Unfortunately, there are many more versions being sold that don’t benefit Finger’s organization. This one on Look Human, for example, is unauthorized. As is the bestselling sign on Amazon, which is sold by a tiny Portland company called Signs of Justice — but given the company’s own inspiring story (it was founded by an interracial couple who were also terrified by the effects of Trump’s election), Finger elected not to take action. Only once has she called in a lawyer, who worked pro bono for a couple of months to help get an Etsy seller to stop profiting from an exact replica. 

Which is not to say that Finger is happy to let every  other instance of its appearance go. When Oprah was going door to door with Stacey Abrams, the Democratic gubernatorial candidate in Georgia in 2018, the pair came across the sign and had their picture taken with it. “We said ‘oh, gosh darn it, we could have gotten some credit,'” says Finger. 
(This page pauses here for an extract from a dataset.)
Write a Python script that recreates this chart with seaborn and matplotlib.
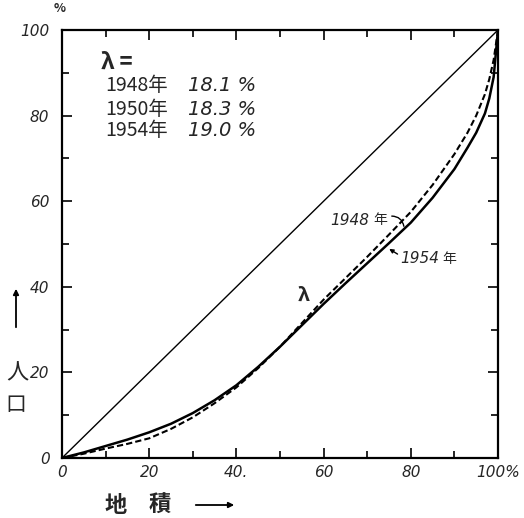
import matplotlib
matplotlib.use("Agg")
import matplotlib.pyplot as plt
import seaborn as sns
import pandas as pd

# data
area_1954 = [0, 5, 10, 15, 20, 25, 30, 35, 40, 45, 50, 55, 60, 65, 70, 75, 80, 85, 90, 93, 95, 97, 98, 99, 100]
pop_1954 = [0, 1.3, 2.8, 4.3, 6, 8, 10.5, 13.5, 17, 21.3, 26, 31, 36, 40.8, 45.5, 50.2, 55, 60.8, 67.5, 72.5, 76, 80.5, 84, 89, 100]
area_1948 = [0, 5, 10, 15, 20, 25, 30, 35, 40, 45, 50, 55, 60, 65, 70, 75, 80, 85, 90, 93, 95, 97, 98, 99, 100]
pop_1948 = [0, 1, 2.2, 3.3, 4.6, 6.8, 9.5, 12.8, 16.5, 21, 26, 31.5, 37, 42, 47, 52.2, 57.5, 63.8, 71, 76, 80, 85, 88.5, 93, 100]
equal_x = [0, 100]
equal_y = [0, 100]
tick_vals = [0, 20, 40, 60, 80, 100]
x_tick_labels = ["0", "20", "40.", "60", "80", "100%"]
y_tick_labels = ["0", "20", "40", "60", "80", "100"]
lambda_years = ["1948年", "1950年", "1954年"]
lambda_vals = ["18.1 %", "18.3 %", "19.0 %"]

sns.set_theme(style="white")
plt.rcParams['font.family'] = ['Noto Sans CJK JP', 'DejaVu Sans']

fig = plt.figure(figsize=(5.24, 5.18), dpi=100)
ax = fig.add_axes([62/524, 60/518, 436/524, 428/518])

df54 = pd.DataFrame({"x": area_1954, "y": pop_1954})
df48 = pd.DataFrame({"x": area_1948, "y": pop_1948})
dfeq = pd.DataFrame({"x": equal_x, "y": equal_y})

sns.lineplot(data=dfeq, x="x", y="y", ax=ax, color="black", linewidth=1.0)
sns.lineplot(data=df54, x="x", y="y", ax=ax, color="black", linewidth=1.8)
sns.lineplot(data=df48, x="x", y="y", ax=ax, color="black", linewidth=1.5,
             linestyle=(0, (3, 1.5)))

ax.set_xlim(0, 100)
ax.set_ylim(0, 100)
ax.set_xlabel("")
ax.set_ylabel("")
ax.set_xticks(tick_vals)
ax.set_yticks(tick_vals)
ax.set_xticks(range(10, 100, 20), minor=True)
ax.set_yticks(range(10, 100, 20), minor=True)
ax.set_xticklabels(x_tick_labels, fontstyle="italic", fontsize=11, family=['DejaVu Sans'])
ax.set_yticklabels(y_tick_labels, fontstyle="italic", fontsize=11, family=['DejaVu Sans'])
ax.tick_params(which="both", direction="in", top=True, right=True, bottom=True, left=True,
               color="black", width=1.2)
ax.tick_params(which="major", length=7, pad=5)
ax.tick_params(which="minor", length=5)
ax.tick_params(axis="x", labeltop=False)
ax.tick_params(axis="y", labelright=False, pad=9)
for s in ax.spines.values():
    s.set_color("black")
    s.set_linewidth(1.6)

# "%" above 100
fig.text(60/524, 1 - 8/518, "%", fontsize=9, ha="center", va="center", weight="bold")

# lambda box text
ax.text(9, 92.5, "λ =", fontsize=16, ha="left", va="center", weight="bold")
ys = [87, 81.5, 76.5]
for yr, v, yy in zip(lambda_years, lambda_vals, ys):
    ax.text(10, yy, yr, fontsize=14, ha="left", va="center")
    ax.text(29, yy, v, fontsize=14, ha="left", va="center", fontstyle="italic",
            family=['DejaVu Sans'])

ax.text(55.5, 38, "λ", fontsize=14, ha="center", va="center", weight="bold")
ax.text(61.5, 55.5, "1948", fontsize=11, fontstyle="italic", ha="left", va="center",
        family=['DejaVu Sans'])
ax.text(71.3, 55.5, "年", fontsize=10, ha="left", va="center")
ax.annotate("", xy=(78.5, 53.5), xytext=(75, 56.5),
            arrowprops=dict(arrowstyle="-", color="black", lw=1,
                            connectionstyle="arc3,rad=-0.5"))
ax.text(77.5, 46.5, "1954", fontsize=11, fontstyle="italic", ha="left", va="center",
        family=['DejaVu Sans'])
ax.text(87.2, 46.5, "年", fontsize=10, ha="left", va="center")
ax.annotate("", xy=(74.5, 49.2), xytext=(77.5, 47.3),
            arrowprops=dict(arrowstyle="-|>", color="black", lw=1, mutation_scale=6))

# axis labels
fig.add_artist(matplotlib.patches.FancyArrowPatch(
    (16/524, 1 - 330/518), (16/524, 1 - 286/518), transform=fig.transFigure,
    arrowstyle="-|>", mutation_scale=8, color="black", lw=1.3))
fig.text(17/524, 1 - 373/518, "人", fontsize=16, ha="center", va="center")
fig.text(16/524, 1 - 405/518, "口", fontsize=15, ha="center", va="center")
fig.text(116/524, 1 - 505/518, "地", fontsize=16, ha="center", va="center", weight="bold")
fig.text(160/524, 1 - 505/518, "積", fontsize=16, ha="center", va="center", weight="bold")
fig.add_artist(matplotlib.patches.FancyArrowPatch(
    (193/524, 1 - 505/518), (237/524, 1 - 505/518), transform=fig.transFigure,
    arrowstyle="-|>", mutation_scale=8, color="black", lw=1.3))

fig.savefig("out.png", dpi=100, facecolor="white")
Regardless of lost revenue, Finger is proud and pleased that the words on the sign have become what she calls “the heart of the progressive movement” — a litmus test, in effect, for the entire political left.

“This is what it’s come down to,” she says. “One party has this in their hearts, and the other…has it in their hearts and won’t say?” Finger shrugs. “I have hope because all these sentiments are natural to who my kids are. In 30 years, I hope they won’t be controversial.”